Housiing Market and the Economy (4/17/08)
Real estate prices set to fall farther... Houses, then cars, then credit cards... The latest data on housing is very unpleasant... At the end of the first quarter, nearly 4.4% of the mortgages in the United States were in default, up from less than 4% at the end of last year and up from 2.9% a year ago. Worse, these defaults are concentrated in a few markets, including Puerto Rico (8%), Florida (7%), and Nevada (6.5%).
Defaults are the first stage of the foreclosure process. Rising defaults indicate that foreclosure rates will continue to increase. (The foreclosure rate jumped to 1.39% from 0.58% a year ago.) There is a strong negative correlation between foreclosure rates and recovery values. The more property that must be auctioned, the lower the prices.
According to Moody's, 8.8 million borrowers have mortgages that exceed the value of their homes. As real estate prices fall, the number of these "upside down" borrowers will increase to more than 10 million by the end of next quarter. More and more of these people will simply walk away from their homes, which will continue the cascade of falling home prices.
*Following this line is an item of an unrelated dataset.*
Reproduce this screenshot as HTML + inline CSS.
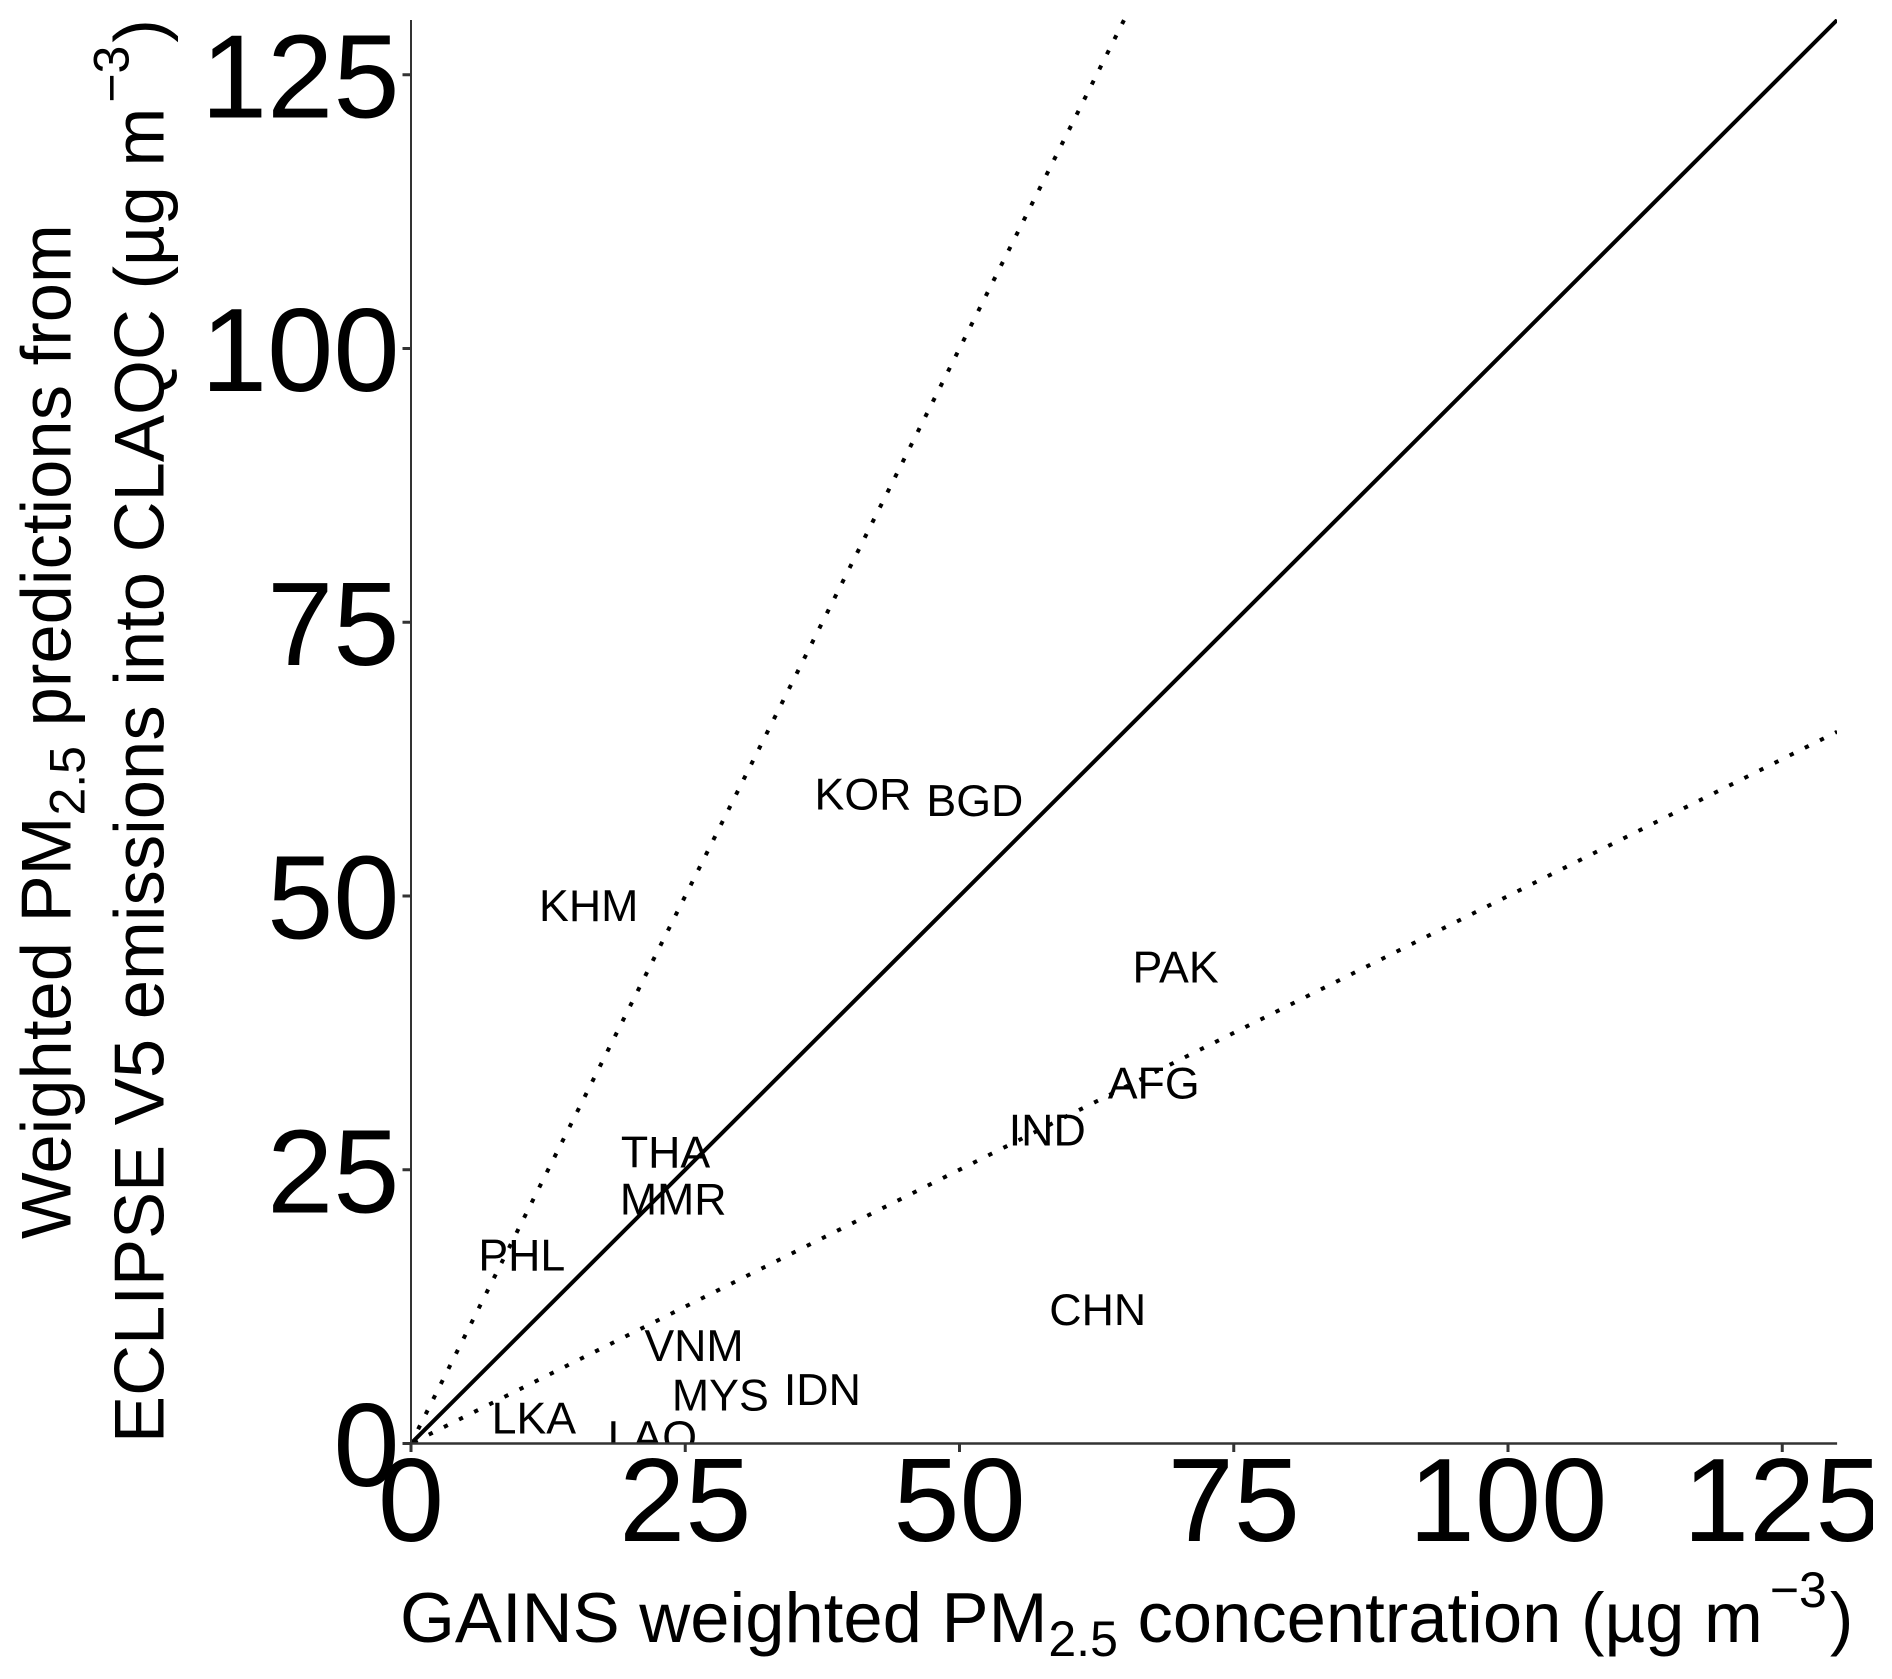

I wouldn't be surprised to see the average price of a home in the United States fall by 20%-40% before we hit bottom. Most people consider this outcome impossible, but prices have already fallen that much in the worst-hit markets.
Looking at the credit data, it seems people have begun to stop paying their bills in order, from most expensive to least. Houses came first – that's the most expensive bill. Autos came second. (The largest independent auto-finance company lost $300 million last year on its $25 billion auto loan portfolio as defaults rose higher than 7%). What will be next? Credit cards.
Even though the interest rates are sky high on credit-card debt, the minimum payments are small, which is allowing people to keep borrowing. At least for now.
Equifax (a leading credit bureau) reports total credit-card balances increased 8.1% in the first quarter of this year – more than double the previous average rate of growth. Naturally, the steepest increases in credit-card borrowing occurred in the same states where the mortgage crisis is the worst. Credit-card balances rose nearly 15% in the first quarter in California and Florida and more than 20% in Nevada.
Like drug addicts, consumers cannot survive without more and more credit, and they're now turning to the most expensive and unreliable source. They will soon hit bottom.
Now remember the Market antisipates these events 6 months early and the Fed has been doing everything it can to tsave the economy from going into a deep recession or depression. But if a person can't pay his credit cards or mortgage they go bankrupt and the hoouses go up for auction. The Fed is just making sure the banks don't collapse like they did iin 1930 which caused the great depression.
So start looking for bargains as the homebuilders and mortgage companies start to go bankrupt.
The best way is buy KRE and get a 10% yield on your money as you wait for the bottom to be processed. Or if you don't want to loss any money put it in cash at 2.5% and wait for the risks to pass buy then buy KRE. You will pay a higher price then but won't have the risk either.